----- Data lines -----
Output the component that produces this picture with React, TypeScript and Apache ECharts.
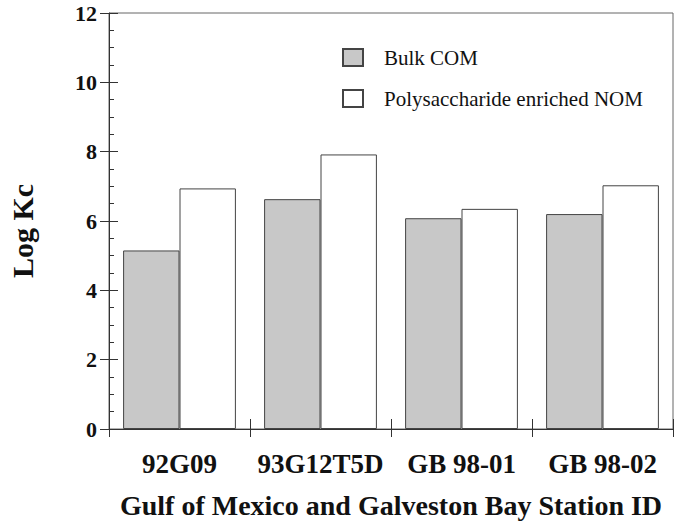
import React, { useEffect, useRef } from "react";
import * as echarts from "echarts";

const categories = ["92G09", "93G12T5D", "GB 98-01", "GB 98-02"];
const bulkCOM = [5.15, 6.63, 6.08, 6.2];
const polyNOM = [6.94, 7.92, 6.35, 7.03];
const seriesNames = ["Bulk COM", "Polysaccharide enriched NOM"];
const yTitle = "Log Kc";
const xTitle = "Gulf of Mexico and Galveston Bay Station ID";

const FONT = "Liberation Serif";

export default function App() {
  const ref = useRef<HTMLDivElement>(null);
  useEffect(() => {
    if (!ref.current) return;
    const chart = echarts.init(ref.current, null, { renderer: "svg" });
    const axisColor = "#333";
    chart.setOption({
      animation: false,
      backgroundColor: "#fff",
      textStyle: { fontFamily: FONT },
      grid: {
        left: 109,
        right: 2,
        top: 13,
        bottom: 91,
        show: true,
        borderColor: "#666",
        borderWidth: 1,
      },
      legend: {
        orient: "vertical",
        left: 337,
        top: 42,
        itemWidth: 20,
        itemHeight: 17,
        itemGap: 20,
        icon: "rect",
        textStyle: {
          fontFamily: FONT,
          fontSize: 21,
          lineHeight: 21,
          color: "#111",
          padding: [0, 0, 0, 16],
        },
        data: seriesNames,
      },
      xAxis: [
        {
          type: "category",
          data: categories,
          position: "bottom",
          axisLine: { show: true, lineStyle: { color: axisColor, width: 1 } },
          axisTick: { show: true, inside: false, length: 8, lineStyle: { color: axisColor } },
          axisLabel: {
            interval: 0,
            hideOverlap: false,
            fontFamily: FONT,
            fontWeight: "bold",
            fontSize: 27,
            color: "#111",
            margin: 21,
          },
          name: xTitle,
          nameLocation: "middle",
          nameGap: 62,
          nameTextStyle: { fontFamily: FONT, fontWeight: "bold", fontSize: 28, color: "#111" },
        },
        {
          type: "value",
          min: 0,
          max: categories.length,
          interval: 1,
          position: "bottom",
          axisLine: { show: false },
          axisLabel: { show: false },
          splitLine: { show: false },
          axisTick: { show: true, inside: true, length: 10, lineStyle: { color: axisColor } },
          minorTick: { show: true, splitNumber: 5, length: 6, lineStyle: { color: axisColor } },
        },
      ],
      yAxis: [
        {
          type: "value",
          min: 0,
          max: 12,
          interval: 2,
          position: "left",
          axisLine: { show: true, lineStyle: { color: axisColor, width: 1 } },
          axisTick: { show: true, inside: false, length: 9, lineStyle: { color: axisColor } },
          axisLabel: {
            fontFamily: FONT,
            fontWeight: "bold",
            fontSize: 22,
            color: "#111",
            margin: 12,
          },
          splitLine: { show: false },
        },
        {
          type: "value",
          min: 0,
          max: 12,
          interval: 2,
          position: "left",
          axisLine: { show: false },
          axisLabel: { show: false },
          splitLine: { show: false },
          axisTick: { show: true, inside: true, length: 9, lineStyle: { color: axisColor } },
          minorTick: { show: true, splitNumber: 4, length: 5, lineStyle: { color: axisColor } },
        },
      ],
      graphic: [
        {
          type: "text",
          x: 22,
          y: 231,
          rotation: Math.PI / 2,
          style: {
            text: yTitle,
            fontFamily: FONT,
            fontWeight: "bold",
            fontSize: 30,
            fill: "#111",
            textAlign: "center",
            textVerticalAlign: "middle",
          },
        },
      ],
      series: [
        {
          name: seriesNames[0],
          type: "bar",
          data: bulkCOM,
          barGap: "0%",
          barCategoryGap: "20%",
          itemStyle: { color: "#c8c8c8", borderColor: "#444", borderWidth: 1 },
        },
        {
          name: seriesNames[1],
          type: "bar",
          data: polyNOM,
          itemStyle: { color: "#ffffff", borderColor: "#444", borderWidth: 1 },
        },
      ],
    });
    return () => chart.dispose();
  }, []);
  return (
    <div
      ref={ref}
      style={{ position: "fixed", left: 0, top: 0, width: 675, height: 524, background: "#fff" }}
    />
  );
}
-----
Exercise description -> Repeat the material verbatim. Do not carry over any picture.

Problem solution ->
Output the component that produces this picture with React, TypeScript and Apache ECharts.
import React, { useEffect, useRef } from "react";
import * as echarts from "echarts";

const categories = ["92G09", "93G12T5D", "GB 98-01", "GB 98-02"];
const bulkCOM = [5.15, 6.63, 6.08, 6.2];
const polyNOM = [6.94, 7.92, 6.35, 7.03];
const seriesNames = ["Bulk COM", "Polysaccharide enriched NOM"];
const yTitle = "Log Kc";
const xTitle = "Gulf of Mexico and Galveston Bay Station ID";

const FONT = "Liberation Serif";

export default function App() {
  const ref = useRef<HTMLDivElement>(null);
  useEffect(() => {
    if (!ref.current) return;
    const chart = echarts.init(ref.current, null, { renderer: "svg" });
    const axisColor = "#333";
    chart.setOption({
      animation: false,
      backgroundColor: "#fff",
      textStyle: { fontFamily: FONT },
      grid: {
        left: 109,
        right: 2,
        top: 13,
        bottom: 91,
        show: true,
        borderColor: "#666",
        borderWidth: 1,
      },
      legend: {
        orient: "vertical",
        left: 337,
        top: 42,
        itemWidth: 20,
        itemHeight: 17,
        itemGap: 20,
        icon: "rect",
        textStyle: {
          fontFamily: FONT,
          fontSize: 21,
          lineHeight: 21,
          color: "#111",
          padding: [0, 0, 0, 16],
        },
        data: seriesNames,
      },
      xAxis: [
        {
          type: "category",
          data: categories,
          position: "bottom",
          axisLine: { show: true, lineStyle: { color: axisColor, width: 1 } },
          axisTick: { show: true, inside: false, length: 8, lineStyle: { color: axisColor } },
          axisLabel: {
            interval: 0,
            hideOverlap: false,
            fontFamily: FONT,
            fontWeight: "bold",
            fontSize: 27,
            color: "#111",
            margin: 21,
          },
          name: xTitle,
          nameLocation: "middle",
          nameGap: 62,
          nameTextStyle: { fontFamily: FONT, fontWeight: "bold", fontSize: 28, color: "#111" },
        },
        {
          type: "value",
          min: 0,
          max: categories.length,
          interval: 1,
          position: "bottom",
          axisLine: { show: false },
          axisLabel: { show: false },
          splitLine: { show: false },
          axisTick: { show: true, inside: true, length: 10, lineStyle: { color: axisColor } },
          minorTick: { show: true, splitNumber: 5, length: 6, lineStyle: { color: axisColor } },
        },
      ],
      yAxis: [
        {
          type: "value",
          min: 0,
          max: 12,
          interval: 2,
          position: "left",
          axisLine: { show: true, lineStyle: { color: axisColor, width: 1 } },
          axisTick: { show: true, inside: false, length: 9, lineStyle: { color: axisColor } },
          axisLabel: {
            fontFamily: FONT,
            fontWeight: "bold",
            fontSize: 22,
            color: "#111",
            margin: 12,
          },
          splitLine: { show: false },
        },
        {
          type: "value",
          min: 0,
          max: 12,
          interval: 2,
          position: "left",
          axisLine: { show: false },
          axisLabel: { show: false },
          splitLine: { show: false },
          axisTick: { show: true, inside: true, length: 9, lineStyle: { color: axisColor } },
          minorTick: { show: true, splitNumber: 4, length: 5, lineStyle: { color: axisColor } },
        },
      ],
      graphic: [
        {
          type: "text",
          x: 22,
          y: 231,
          rotation: Math.PI / 2,
          style: {
            text: yTitle,
            fontFamily: FONT,
            fontWeight: "bold",
            fontSize: 30,
            fill: "#111",
            textAlign: "center",
            textVerticalAlign: "middle",
          },
        },
      ],
      series: [
        {
          name: seriesNames[0],
          type: "bar",
          data: bulkCOM,
          barGap: "0%",
          barCategoryGap: "20%",
          itemStyle: { color: "#c8c8c8", borderColor: "#444", borderWidth: 1 },
        },
        {
          name: seriesNames[1],
          type: "bar",
          data: polyNOM,
          itemStyle: { color: "#ffffff", borderColor: "#444", borderWidth: 1 },
        },
      ],
    });
    return () => chart.dispose();
  }, []);
  return (
    <div
      ref={ref}
      style={{ position: "fixed", left: 0, top: 0, width: 675, height: 524, background: "#fff" }}
    />
  );
}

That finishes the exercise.